Aim |
Retype the whole listing verbatim and keep the pictures out of it.

Data excerpt |

+---+

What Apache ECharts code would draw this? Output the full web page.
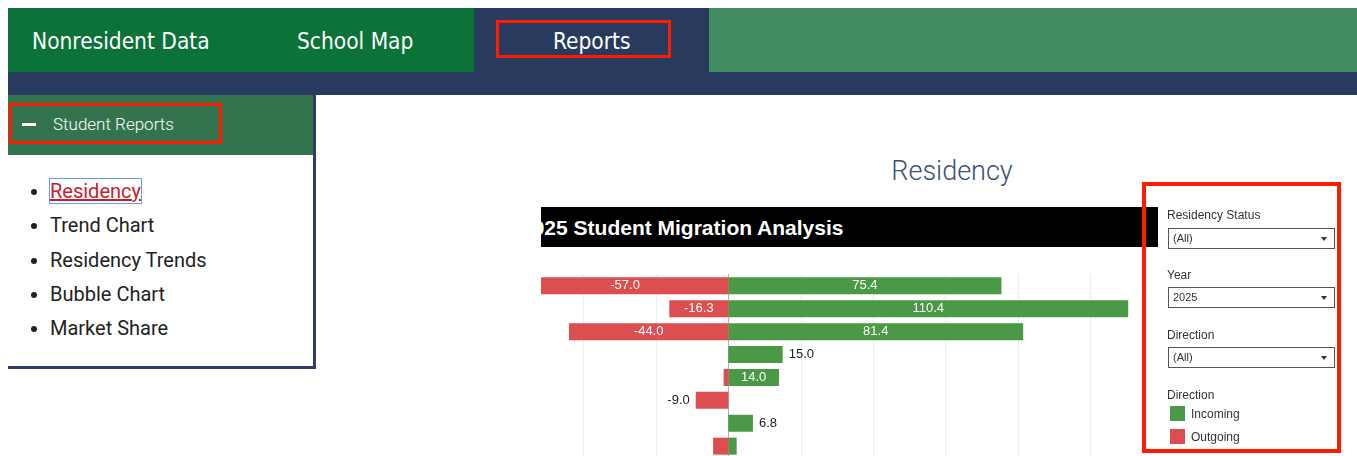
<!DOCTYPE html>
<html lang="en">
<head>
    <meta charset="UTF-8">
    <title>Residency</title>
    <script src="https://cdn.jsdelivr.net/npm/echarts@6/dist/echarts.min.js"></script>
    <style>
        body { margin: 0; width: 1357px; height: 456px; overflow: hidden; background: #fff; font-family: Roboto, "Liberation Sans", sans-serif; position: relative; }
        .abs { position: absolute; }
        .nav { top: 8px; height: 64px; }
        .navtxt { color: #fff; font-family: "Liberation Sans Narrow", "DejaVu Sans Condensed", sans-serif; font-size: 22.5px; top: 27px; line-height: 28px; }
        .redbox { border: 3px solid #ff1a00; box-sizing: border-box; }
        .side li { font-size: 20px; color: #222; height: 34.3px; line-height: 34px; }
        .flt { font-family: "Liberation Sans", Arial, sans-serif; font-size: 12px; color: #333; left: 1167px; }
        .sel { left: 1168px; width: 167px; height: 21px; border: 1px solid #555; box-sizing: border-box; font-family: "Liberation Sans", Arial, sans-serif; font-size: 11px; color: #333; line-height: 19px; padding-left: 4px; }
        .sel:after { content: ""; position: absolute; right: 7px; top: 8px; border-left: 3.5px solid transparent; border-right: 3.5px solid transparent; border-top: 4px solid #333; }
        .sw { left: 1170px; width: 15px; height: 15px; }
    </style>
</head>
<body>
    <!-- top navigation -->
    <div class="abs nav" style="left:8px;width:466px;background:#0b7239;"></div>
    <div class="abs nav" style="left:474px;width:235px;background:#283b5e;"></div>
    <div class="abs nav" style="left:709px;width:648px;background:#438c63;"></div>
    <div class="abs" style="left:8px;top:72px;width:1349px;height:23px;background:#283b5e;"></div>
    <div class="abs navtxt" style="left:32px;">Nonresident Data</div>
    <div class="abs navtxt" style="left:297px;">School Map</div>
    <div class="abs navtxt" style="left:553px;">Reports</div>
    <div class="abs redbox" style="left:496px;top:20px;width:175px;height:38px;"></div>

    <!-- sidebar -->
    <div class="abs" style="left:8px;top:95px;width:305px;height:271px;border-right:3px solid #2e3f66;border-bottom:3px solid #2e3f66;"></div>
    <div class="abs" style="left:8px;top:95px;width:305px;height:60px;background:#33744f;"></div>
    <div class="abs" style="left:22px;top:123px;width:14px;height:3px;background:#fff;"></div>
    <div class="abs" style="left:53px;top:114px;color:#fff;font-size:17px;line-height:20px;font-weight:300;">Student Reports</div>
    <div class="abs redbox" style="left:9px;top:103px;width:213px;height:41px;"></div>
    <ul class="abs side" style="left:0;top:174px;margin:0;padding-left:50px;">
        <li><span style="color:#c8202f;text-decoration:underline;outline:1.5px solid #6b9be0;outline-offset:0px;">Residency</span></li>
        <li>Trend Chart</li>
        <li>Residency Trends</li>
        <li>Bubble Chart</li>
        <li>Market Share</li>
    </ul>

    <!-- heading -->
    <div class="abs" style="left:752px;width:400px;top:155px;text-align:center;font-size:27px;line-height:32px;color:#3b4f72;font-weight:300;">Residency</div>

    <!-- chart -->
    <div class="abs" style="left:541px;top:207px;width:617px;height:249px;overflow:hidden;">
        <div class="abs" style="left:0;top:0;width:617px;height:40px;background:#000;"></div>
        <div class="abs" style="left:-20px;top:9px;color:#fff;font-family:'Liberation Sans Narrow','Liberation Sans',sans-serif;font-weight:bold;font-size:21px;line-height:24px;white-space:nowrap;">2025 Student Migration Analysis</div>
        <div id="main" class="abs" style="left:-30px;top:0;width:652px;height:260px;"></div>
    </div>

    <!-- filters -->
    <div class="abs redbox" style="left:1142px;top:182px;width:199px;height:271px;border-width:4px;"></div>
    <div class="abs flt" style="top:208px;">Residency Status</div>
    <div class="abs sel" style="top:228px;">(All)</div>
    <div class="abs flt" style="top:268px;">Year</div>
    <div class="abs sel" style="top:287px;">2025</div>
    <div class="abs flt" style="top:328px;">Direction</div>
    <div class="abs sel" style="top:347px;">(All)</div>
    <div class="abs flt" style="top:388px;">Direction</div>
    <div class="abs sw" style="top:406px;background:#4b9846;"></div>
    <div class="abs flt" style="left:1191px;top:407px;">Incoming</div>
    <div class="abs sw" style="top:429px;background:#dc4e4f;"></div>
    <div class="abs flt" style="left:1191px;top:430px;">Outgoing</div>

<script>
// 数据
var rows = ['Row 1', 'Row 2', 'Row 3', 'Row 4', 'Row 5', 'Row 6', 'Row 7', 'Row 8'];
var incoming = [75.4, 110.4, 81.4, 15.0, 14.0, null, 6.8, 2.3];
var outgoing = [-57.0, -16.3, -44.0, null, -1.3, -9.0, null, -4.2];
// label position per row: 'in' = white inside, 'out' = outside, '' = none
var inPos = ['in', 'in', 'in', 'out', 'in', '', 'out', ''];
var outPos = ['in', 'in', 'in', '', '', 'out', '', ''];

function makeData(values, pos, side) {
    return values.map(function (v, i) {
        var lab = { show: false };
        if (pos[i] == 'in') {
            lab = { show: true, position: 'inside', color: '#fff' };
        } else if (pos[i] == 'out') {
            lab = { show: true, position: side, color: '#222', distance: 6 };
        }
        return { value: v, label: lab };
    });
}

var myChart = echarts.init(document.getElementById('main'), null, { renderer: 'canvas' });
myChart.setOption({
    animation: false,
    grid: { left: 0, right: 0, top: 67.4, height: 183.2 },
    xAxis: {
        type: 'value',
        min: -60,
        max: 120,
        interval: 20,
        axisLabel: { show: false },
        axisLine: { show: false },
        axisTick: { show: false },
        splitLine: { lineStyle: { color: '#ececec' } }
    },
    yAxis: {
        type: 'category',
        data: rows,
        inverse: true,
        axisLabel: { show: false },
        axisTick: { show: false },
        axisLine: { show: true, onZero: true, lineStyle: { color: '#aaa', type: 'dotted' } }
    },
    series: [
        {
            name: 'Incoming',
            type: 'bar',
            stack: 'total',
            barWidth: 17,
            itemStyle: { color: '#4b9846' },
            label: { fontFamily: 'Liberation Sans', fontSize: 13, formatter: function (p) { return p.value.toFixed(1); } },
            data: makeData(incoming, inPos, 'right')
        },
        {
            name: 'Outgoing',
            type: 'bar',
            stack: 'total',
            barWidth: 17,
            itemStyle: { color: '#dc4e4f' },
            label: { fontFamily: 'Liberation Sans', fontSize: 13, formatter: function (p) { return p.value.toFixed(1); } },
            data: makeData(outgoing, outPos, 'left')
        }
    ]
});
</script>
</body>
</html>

+---+

Solution for this exercise |
What Apache ECharts code would draw this? Output the full web page.
<!DOCTYPE html>
<html lang="en">
<head>
    <meta charset="UTF-8">
    <title>Residency</title>
    <script src="https://cdn.jsdelivr.net/npm/echarts@6/dist/echarts.min.js"></script>
    <style>
        body { margin: 0; width: 1357px; height: 456px; overflow: hidden; background: #fff; font-family: Roboto, "Liberation Sans", sans-serif; position: relative; }
        .abs { position: absolute; }
        .nav { top: 8px; height: 64px; }
        .navtxt { color: #fff; font-family: "Liberation Sans Narrow", "DejaVu Sans Condensed", sans-serif; font-size: 22.5px; top: 27px; line-height: 28px; }
        .redbox { border: 3px solid #ff1a00; box-sizing: border-box; }
        .side li { font-size: 20px; color: #222; height: 34.3px; line-height: 34px; }
        .flt { font-family: "Liberation Sans", Arial, sans-serif; font-size: 12px; color: #333; left: 1167px; }
        .sel { left: 1168px; width: 167px; height: 21px; border: 1px solid #555; box-sizing: border-box; font-family: "Liberation Sans", Arial, sans-serif; font-size: 11px; color: #333; line-height: 19px; padding-left: 4px; }
        .sel:after { content: ""; position: absolute; right: 7px; top: 8px; border-left: 3.5px solid transparent; border-right: 3.5px solid transparent; border-top: 4px solid #333; }
        .sw { left: 1170px; width: 15px; height: 15px; }
    </style>
</head>
<body>
    <!-- top navigation -->
    <div class="abs nav" style="left:8px;width:466px;background:#0b7239;"></div>
    <div class="abs nav" style="left:474px;width:235px;background:#283b5e;"></div>
    <div class="abs nav" style="left:709px;width:648px;background:#438c63;"></div>
    <div class="abs" style="left:8px;top:72px;width:1349px;height:23px;background:#283b5e;"></div>
    <div class="abs navtxt" style="left:32px;">Nonresident Data</div>
    <div class="abs navtxt" style="left:297px;">School Map</div>
    <div class="abs navtxt" style="left:553px;">Reports</div>
    <div class="abs redbox" style="left:496px;top:20px;width:175px;height:38px;"></div>

    <!-- sidebar -->
    <div class="abs" style="left:8px;top:95px;width:305px;height:271px;border-right:3px solid #2e3f66;border-bottom:3px solid #2e3f66;"></div>
    <div class="abs" style="left:8px;top:95px;width:305px;height:60px;background:#33744f;"></div>
    <div class="abs" style="left:22px;top:123px;width:14px;height:3px;background:#fff;"></div>
    <div class="abs" style="left:53px;top:114px;color:#fff;font-size:17px;line-height:20px;font-weight:300;">Student Reports</div>
    <div class="abs redbox" style="left:9px;top:103px;width:213px;height:41px;"></div>
    <ul class="abs side" style="left:0;top:174px;margin:0;padding-left:50px;">
        <li><span style="color:#c8202f;text-decoration:underline;outline:1.5px solid #6b9be0;outline-offset:0px;">Residency</span></li>
        <li>Trend Chart</li>
        <li>Residency Trends</li>
        <li>Bubble Chart</li>
        <li>Market Share</li>
    </ul>

    <!-- heading -->
    <div class="abs" style="left:752px;width:400px;top:155px;text-align:center;font-size:27px;line-height:32px;color:#3b4f72;font-weight:300;">Residency</div>

    <!-- chart -->
    <div class="abs" style="left:541px;top:207px;width:617px;height:249px;overflow:hidden;">
        <div class="abs" style="left:0;top:0;width:617px;height:40px;background:#000;"></div>
        <div class="abs" style="left:-20px;top:9px;color:#fff;font-family:'Liberation Sans Narrow','Liberation Sans',sans-serif;font-weight:bold;font-size:21px;line-height:24px;white-space:nowrap;">2025 Student Migration Analysis</div>
        <div id="main" class="abs" style="left:-30px;top:0;width:652px;height:260px;"></div>
    </div>

    <!-- filters -->
    <div class="abs redbox" style="left:1142px;top:182px;width:199px;height:271px;border-width:4px;"></div>
    <div class="abs flt" style="top:208px;">Residency Status</div>
    <div class="abs sel" style="top:228px;">(All)</div>
    <div class="abs flt" style="top:268px;">Year</div>
    <div class="abs sel" style="top:287px;">2025</div>
    <div class="abs flt" style="top:328px;">Direction</div>
    <div class="abs sel" style="top:347px;">(All)</div>
    <div class="abs flt" style="top:388px;">Direction</div>
    <div class="abs sw" style="top:406px;background:#4b9846;"></div>
    <div class="abs flt" style="left:1191px;top:407px;">Incoming</div>
    <div class="abs sw" style="top:429px;background:#dc4e4f;"></div>
    <div class="abs flt" style="left:1191px;top:430px;">Outgoing</div>

<script>
// 数据
var rows = ['Row 1', 'Row 2', 'Row 3', 'Row 4', 'Row 5', 'Row 6', 'Row 7', 'Row 8'];
var incoming = [75.4, 110.4, 81.4, 15.0, 14.0, null, 6.8, 2.3];
var outgoing = [-57.0, -16.3, -44.0, null, -1.3, -9.0, null, -4.2];
// label position per row: 'in' = white inside, 'out' = outside, '' = none
var inPos = ['in', 'in', 'in', 'out', 'in', '', 'out', ''];
var outPos = ['in', 'in', 'in', '', '', 'out', '', ''];

function makeData(values, pos, side) {
    return values.map(function (v, i) {
        var lab = { show: false };
        if (pos[i] == 'in') {
            lab = { show: true, position: 'inside', color: '#fff' };
        } else if (pos[i] == 'out') {
            lab = { show: true, position: side, color: '#222', distance: 6 };
        }
        return { value: v, label: lab };
    });
}

var myChart = echarts.init(document.getElementById('main'), null, { renderer: 'canvas' });
myChart.setOption({
    animation: false,
    grid: { left: 0, right: 0, top: 67.4, height: 183.2 },
    xAxis: {
        type: 'value',
        min: -60,
        max: 120,
        interval: 20,
        axisLabel: { show: false },
        axisLine: { show: false },
        axisTick: { show: false },
        splitLine: { lineStyle: { color: '#ececec' } }
    },
    yAxis: {
        type: 'category',
        data: rows,
        inverse: true,
        axisLabel: { show: false },
        axisTick: { show: false },
        axisLine: { show: true, onZero: true, lineStyle: { color: '#aaa', type: 'dotted' } }
    },
    series: [
        {
            name: 'Incoming',
            type: 'bar',
            stack: 'total',
            barWidth: 17,
            itemStyle: { color: '#4b9846' },
            label: { fontFamily: 'Liberation Sans', fontSize: 13, formatter: function (p) { return p.value.toFixed(1); } },
            data: makeData(incoming, inPos, 'right')
        },
        {
            name: 'Outgoing',
            type: 'bar',
            stack: 'total',
            barWidth: 17,
            itemStyle: { color: '#dc4e4f' },
            label: { fontFamily: 'Liberation Sans', fontSize: 13, formatter: function (p) { return p.value.toFixed(1); } },
            data: makeData(outgoing, outPos, 'left')
        }
    ]
});
</script>
</body>
</html>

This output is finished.